Amb. Daniel C. Kurtzer
S. Daniel Abraham Professor in Middle Eastern Policy Studies, Woodrow Wilson School of Public and International Affairs, Princeton University
Amb. Daniel Kurtzer is a lecturer and the S. Daniel Abraham Professor in Middle Eastern policy studies at the Woodrow Wilson School of Public and International Affairs. He served 29 years in the U.S. Foreign Service, including as U.S. ambassador to Egypt (1997-2001) and to Israel (2001-2005). Since leaving government service, Ambassador Kurtzer has served as an advisor to the Iraq Study Group, a member of the Board of Trustees of the American University in Cairo, the first commissioner of the professional Israel Baseball League, and a member of the New Jersey-Israel Commission.Ambassador Kurtzer holds a Ph.D. from Columbia University. He is the co-author of Negotiating Arab-Israeli Peace: American Leadership in the Middle East. He was a foreign policy advisor to President Obama’s campaign in 2008 and is a contributor to the Washington Post and other publications on developments in the Middle East.
Khalil Shikaki
Director, Palestinian Center for Policy and Survey Research (Ramallah), and Senior Fellow, Crown Center for Middle East Studies, Brandeis University
Khalil Shikaki is director of the Palestinian Center for Policy and Survey Research in Ramallah and a senior fellow at the Crown Center for Middle East Studies at Brandeis University. Currently, he is also a visiting professor at the University of Michigan, Ann Arbor. Shikaki obtained his Ph.D. in political science from Columbia University, and has taught at several Palestinian and American universities. Since 1993, Dr. Shikaki has conducted more than 200 polls among Palestinians in the West Bank and the Gaza Strip. His research has focused on Palestinian state building, public opinion, the transition to democracy, and the impact of domestic Palestinian politics on the peace process.

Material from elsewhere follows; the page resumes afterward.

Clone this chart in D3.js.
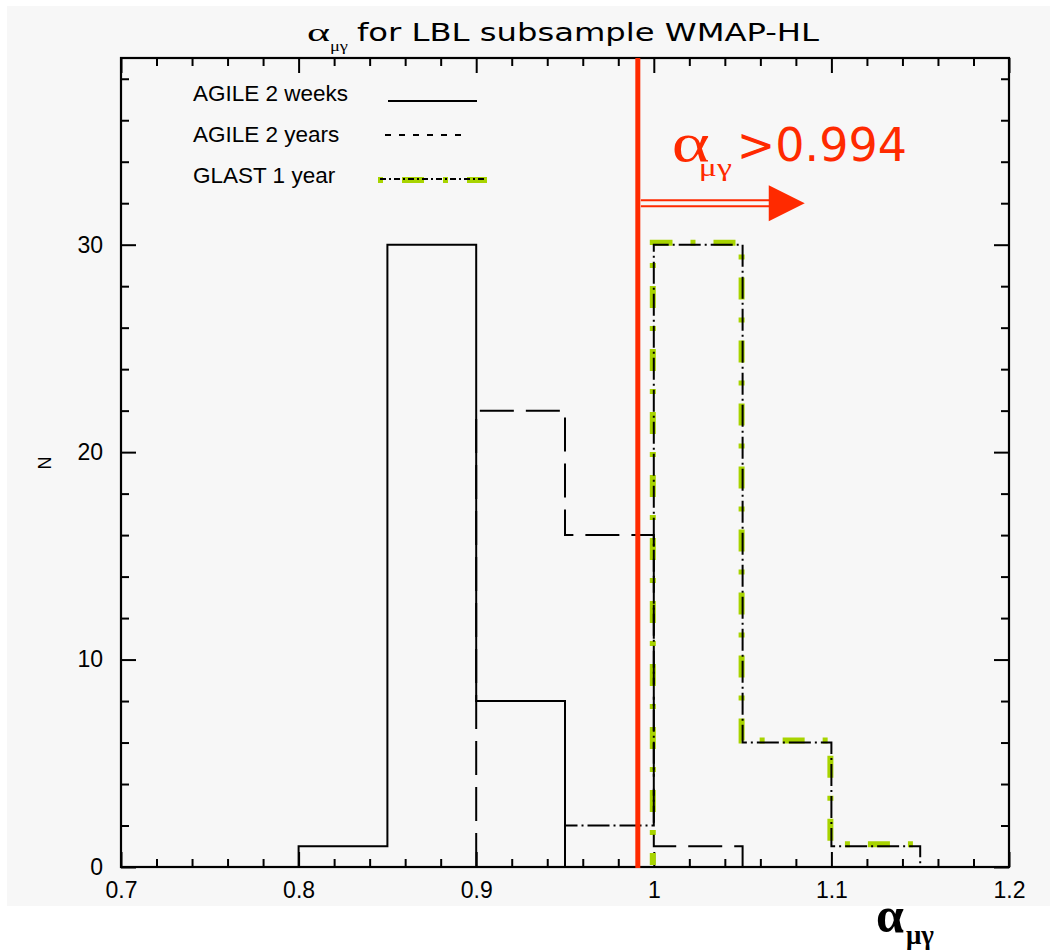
<!DOCTYPE html>
<html><head><meta charset="utf-8">
<script src="https://cdn.jsdelivr.net/npm/d3@7"></script>
<style>body{margin:0;background:#fff;} svg{display:block;}</style>
</head><body>
<svg id="c" width="1055" height="951"></svg>
<script>
// ---- data ----
const binEdges = [0.80, 0.85, 0.90, 0.95, 1.00, 1.05, 1.10, 1.15];
const agile2weeks = [1, 30, 8, 0, 0, 0, 0];
const agile2years = [0, 0, 22, 16, 1, 0, 0];
const glast1year  = [0, 0, 0, 2, 30, 6, 1];
const glastHighlight = [0, 0, 0, 0, 30, 6, 1];
const xMajorTicks = [0.7, 0.8, 0.9, 1.0, 1.1, 1.2];
const xTickLabels = ["0.7", "0.8", "0.9", "1", "1.1", "1.2"];
const yMajorTicks = [0, 10, 20, 30];
const yTickLabels = ["0", "10", "20", "30"];
const xDomain = [0.7, 1.2];
const yDomain = [0, 39];
const cutLinePos = 0.991;
const cutLabel = ">0.994";
const arrowLevel = 32;
const arrowTip = 1.085;
const legendLabels = ["AGILE 2 weeks", "AGILE 2 years", "GLAST 1 year"];

// ---- setup ----
const svg = d3.select("#c");
const x = d3.scaleLinear().domain(xDomain).range([121, 1009]);
const y = d3.scaleLinear().domain(yDomain).range([867, 58]);
const RED = "#ff2a00", GREEN = "#a8d400";
const SERIF = "Liberation Serif, Times New Roman, serif";
const SANS = "Liberation Sans, Arial, sans-serif";
const VERD = "DejaVu Sans, Verdana, sans-serif";

svg.append("rect").attr("x", 7).attr("y", 6).attr("width", 1043).attr("height", 900).attr("fill", "#f7f7f7");

const xMinor = d3.range(0, 26).map(i => 0.7 + i * 0.02).filter(v => !xMajorTicks.some(m => Math.abs(m - v) < 1e-6));
const yMinor = d3.range(0, 20).map(i => i * 2).filter(v => !yMajorTicks.includes(v));

const tickStyle = g => { g.select(".domain").remove(); g.selectAll("line").attr("stroke", "#000").attr("stroke-width", 2); };
const labelStyle = g => g.selectAll("text").attr("font-family", SANS).attr("font-size", 23).attr("fill", "#000");

svg.append("g").attr("transform", `translate(0,${y(0)})`)
  .call(d3.axisBottom(x).tickValues(xMajorTicks).tickSize(-15).tickPadding(15).tickFormat((d, i) => xTickLabels[i]))
  .call(tickStyle).call(labelStyle);
svg.append("g").attr("transform", `translate(0,${y(0)})`)
  .call(d3.axisBottom(x).tickValues(xMinor).tickSize(-8).tickFormat(""))
  .call(tickStyle);
svg.append("g").attr("transform", `translate(0,${y(yDomain[1])})`)
  .call(d3.axisTop(x).tickValues(xMajorTicks).tickSize(-15).tickFormat(""))
  .call(tickStyle);
svg.append("g").attr("transform", `translate(0,${y(yDomain[1])})`)
  .call(d3.axisTop(x).tickValues(xMinor).tickSize(-8).tickFormat(""))
  .call(tickStyle);
svg.append("g").attr("transform", `translate(${x(xDomain[0])},0)`)
  .call(d3.axisLeft(y).tickValues(yMajorTicks).tickSize(-15).tickPadding(18).tickFormat((d, i) => yTickLabels[i]))
  .call(tickStyle).call(labelStyle);
svg.append("g").attr("transform", `translate(${x(xDomain[0])},0)`)
  .call(d3.axisLeft(y).tickValues(yMinor).tickSize(-8).tickFormat(""))
  .call(tickStyle);
svg.append("g").attr("transform", `translate(${x(xDomain[1])},0)`)
  .call(d3.axisRight(y).tickValues(yMajorTicks).tickSize(-15).tickFormat(""))
  .call(tickStyle);
svg.append("g").attr("transform", `translate(${x(xDomain[1])},0)`)
  .call(d3.axisRight(y).tickValues(yMinor).tickSize(-8).tickFormat(""))
  .call(tickStyle);

svg.append("rect").attr("x", x(xDomain[0])).attr("y", y(yDomain[1]))
  .attr("width", x(xDomain[1]) - x(xDomain[0])).attr("height", y(0) - y(yDomain[1]))
  .attr("fill", "none").attr("stroke", "#000").attr("stroke-width", 2.2);

function stepPoints(counts, closeEnd = true) {
  const nz = counts.map((c, i) => c > 0 ? i : -1).filter(i => i >= 0);
  const i0 = nz[0], i1 = nz[nz.length - 1];
  const pts = [[binEdges[i0], 0]];
  for (let i = i0; i <= i1; i++) { pts.push([binEdges[i], counts[i]]); pts.push([binEdges[i + 1], counts[i]]); }
  if (closeEnd) pts.push([binEdges[i1 + 1], 0]);
  return pts;
}
const line = d3.line().x(d => x(d[0])).y(d => y(d[1]));

svg.append("path").attr("d", line(stepPoints(glastHighlight, false)))
  .attr("transform", "translate(-1,-2)")
  .attr("fill", "none").attr("stroke", GREEN).attr("stroke-width", 6)
  .attr("stroke-dasharray", "22,18,5,18").attr("stroke-dashoffset", 10);

svg.append("path").attr("d", line(stepPoints(agile2weeks)))
  .attr("fill", "none").attr("stroke", "#000").attr("stroke-width", 2);
svg.append("path").attr("d", line(stepPoints(agile2years)))
  .attr("fill", "none").attr("stroke", "#000").attr("stroke-width", 2).attr("stroke-dasharray", "34,12");
svg.append("path").attr("d", line(stepPoints(glast1year)))
  .attr("fill", "none").attr("stroke", "#000").attr("stroke-width", 2).attr("stroke-dasharray", "22,4,2,4");

svg.append("line").attr("x1", x(cutLinePos)).attr("x2", x(cutLinePos))
  .attr("y1", y(yDomain[1])).attr("y2", y(0) + 1)
  .attr("stroke", RED).attr("stroke-width", 5);

const ax0 = x(cutLinePos) + 3, ax1 = x(arrowTip), ay = y(arrowLevel);
svg.append("line").attr("x1", ax0).attr("x2", ax1 - 30).attr("y1", ay - 3).attr("y2", ay - 3).attr("stroke", RED).attr("stroke-width", 2);
svg.append("line").attr("x1", ax0).attr("x2", ax1 - 30).attr("y1", ay + 3).attr("y2", ay + 3).attr("stroke", RED).attr("stroke-width", 2);
svg.append("path").attr("d", `M${ax1 - 36},${ay - 18}L${ax1},${ay}L${ax1 - 36},${ay + 18}Z`).attr("fill", RED);

const lx = x(cutLinePos) + 34, ly = y(arrowLevel) - 42;
svg.append("text").attr("x", lx).attr("y", ly).attr("font-family", SERIF)
  .attr("font-size", 54).attr("fill", RED).attr("textLength", 38).attr("lengthAdjust", "spacingAndGlyphs").text("α");
svg.append("text").attr("x", lx + 27).attr("y", ly + 15).attr("font-family", SERIF)
  .attr("font-size", 26).attr("fill", RED).attr("textLength", 33).attr("lengthAdjust", "spacingAndGlyphs").text("μγ");
svg.append("text").attr("x", lx + 65).attr("y", ly).attr("font-family", VERD)
  .attr("font-size", 46).attr("fill", RED).text(cutLabel);

svg.append("text").attr("x", 307).attr("y", 41).attr("font-family", SERIF)
  .attr("font-size", 26).attr("fill", "#000").attr("textLength", 23).attr("lengthAdjust", "spacingAndGlyphs").text("α");
svg.append("text").attr("x", 330).attr("y", 51).attr("font-family", SERIF)
  .attr("font-size", 15).attr("fill", "#000").attr("textLength", 18).attr("lengthAdjust", "spacingAndGlyphs").text("μγ");
svg.append("text").attr("x", 357).attr("y", 41).attr("font-family", VERD)
  .attr("font-size", 25).attr("fill", "#000").attr("textLength", 462).attr("lengthAdjust", "spacingAndGlyphs")
  .text("for LBL subsample WMAP-HL");

const legY = [101, 142, 183];
legendLabels.forEach((t, i) => {
  svg.append("text").attr("x", 193).attr("y", legY[i]).attr("font-family", SANS).attr("font-size", 22.5).attr("fill", "#000").text(t);
});
svg.append("line").attr("x1", 388).attr("x2", 477).attr("y1", 101).attr("y2", 101).attr("stroke", "#000").attr("stroke-width", 2);
svg.append("line").attr("x1", 385).attr("x2", 467).attr("y1", 135).attr("y2", 135).attr("stroke", "#000").attr("stroke-width", 2).attr("stroke-dasharray", "6,8");
svg.append("line").attr("x1", 378).attr("x2", 487).attr("y1", 180).attr("y2", 180).attr("stroke", GREEN).attr("stroke-width", 6).attr("stroke-dasharray", "5,19,22,19");
svg.append("line").attr("x1", 380).attr("x2", 487).attr("y1", 179).attr("y2", 179).attr("stroke", "#000").attr("stroke-width", 2).attr("stroke-dasharray", "6,3,2,3");

svg.append("text").attr("transform", `translate(51,463) rotate(-90)`).attr("text-anchor", "middle")
  .attr("font-family", SANS).attr("font-size", 18).attr("fill", "#000").text("N");
svg.append("text").attr("x", 876).attr("y", 932).attr("font-family", SERIF)
  .attr("font-size", 50).attr("font-weight", "bold").attr("fill", "#000").text("α");
svg.append("text").attr("x", 906).attr("y", 944).attr("font-family", SERIF)
  .attr("font-size", 27).attr("font-weight", "bold").attr("fill", "#000").text("μγ");
</script>
</body></html>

He is the co-author with Shai Feldman and Abdel Monem Said Aly of Arabs and Israelis: Conflict and Peacemaking in the Middle East (Palgrave Macmillan, 2013) and Public Opinion in the Israeli-Palestinian Conflict: The Public Imperative During the Second Intifada (Indiana University Press, 2010) with Yaacov Shamir.
Khaled Elgindy
Fellow, Center for Middle East Policy at Brookings
Khaled Elgindy is a fellow in the Center for Middle East Policy at the Brookings Institution. He is a founding board member of the Egyptian-American Rule of Law Association (EARLA), established in the spring of 2011. Before arriving at Brookings, Elgindy spent more than five years as an advisor to the Palestinian leadership in Ramallah on permanent status negotiations with Israel, and was a key participant in the Annapolis negotiations of 2008. Prior to that, he spent many years in various political and policy-related positions in Washington, DC, both inside and outside of government. Elgindy is the author of numerous analyses and articles on the Middle East peace process, Israeli-Palestinian affairs, Egyptian politics, and related subjects. His most recent publications include, “The Middle East Quartet: A Post-Mortem” (Brookings Institution, February 2012) and ”Egypt’s Troubled Transition: Elections without Democracy” (The Washington Quarterly, Spring 2012).
Lara Friedman (Moderator)
Director of Policy and Government Relations, Americans for Peace Now
Lara Friedman is director of policy and government relations for Americans for Peace Now. As a leading authority on U.S. foreign policy in the Middle East, Israeli settlements policy, and Jerusalem, Ms. Friedman frequently meets and briefs members of Congress, U.S. administration officials, foreign diplomats, and other members of the foreign policy community. She is a frequent resource for journalists and policymakers, and regularly publishes opinion and analysis pieces in the U.S. and Israeli press. A former foreign service officer, she served in Jerusalem, Washington, Tunis, and Beirut, and is fluent in French, Spanish, and Arabic.